There is no TTS or STT engine supporting Kabyle yet. We are gathering voice data to do it .

sifaks · May 6, 2019, 1:37pm

Yep, @belkacem77 is the right guy to ask here.

Michael_Maggs · May 6, 2019, 1:40pm

An interesting idea, but it would also destroy diversity where there are multiple variants of the same language. To take one example, assuming the TTS system speaks US-English, British, Welsh, Scottish, Australian, Indian and many other speakers will be ‘encouraged’ (in fact almost forced) to copy ‘incorrect’ US pronunciation and stress patterns. Also, even the best TTS systems make frequent errors in pronunciation and in stress, especially with unusual words and proper names. Listeners will simply replicate what they hear and lock those errors into the recordings database.
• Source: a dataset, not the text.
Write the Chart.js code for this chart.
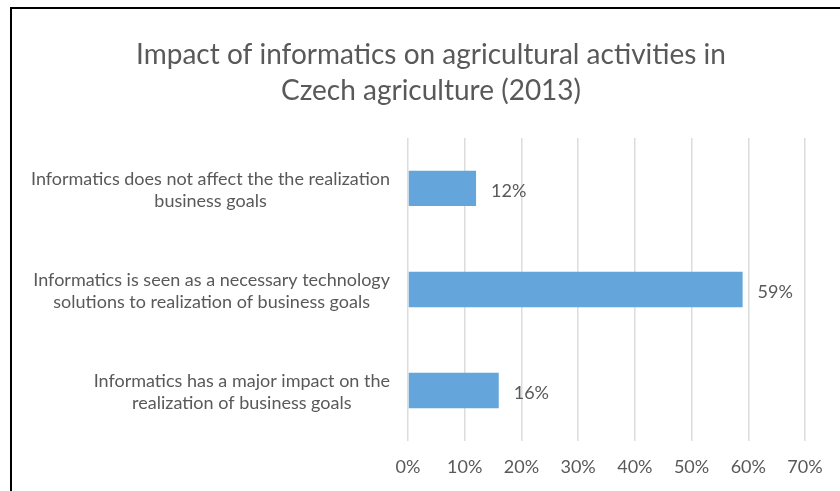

linus · May 6, 2019, 1:45pm

That’s actually a valid point, that if the TTS is bad the risk that it spills over in the actual human recording, that’s what you meant, right? Hard to tell to what degree, did not thought of this though.

dabinat · May 6, 2019, 4:09pm

I like this idea because users would no longer be reading text but reciting it from memory, which may lead to a more natural, conversational style of speech.

But as @Michael_Maggs pointed out, there would be a lot of challenges in implementing it reliably.

lissyx · May 6, 2019, 5:03pm

This just advocates for more guidance when people record, you can (should) read the sentence a first time and recite it from memory with the current setup. Also, I think it’s good we have not just this type of speech, and people not talking fluently, etc., it’s as valid IMHO.

sifaks · May 7, 2019, 9:46am

What about not using TTL but having the possibility to re-record the sentence we are listening. It is still useful for blind people and people not able to read? All sentences has to be recorded several times anyway!

nukeador · May 7, 2019, 10:55am

Well, in fact, ideally we only want/need one record per sentence. Having a lot of records for the same sentence is not very useful for the Deep Speech algorithms.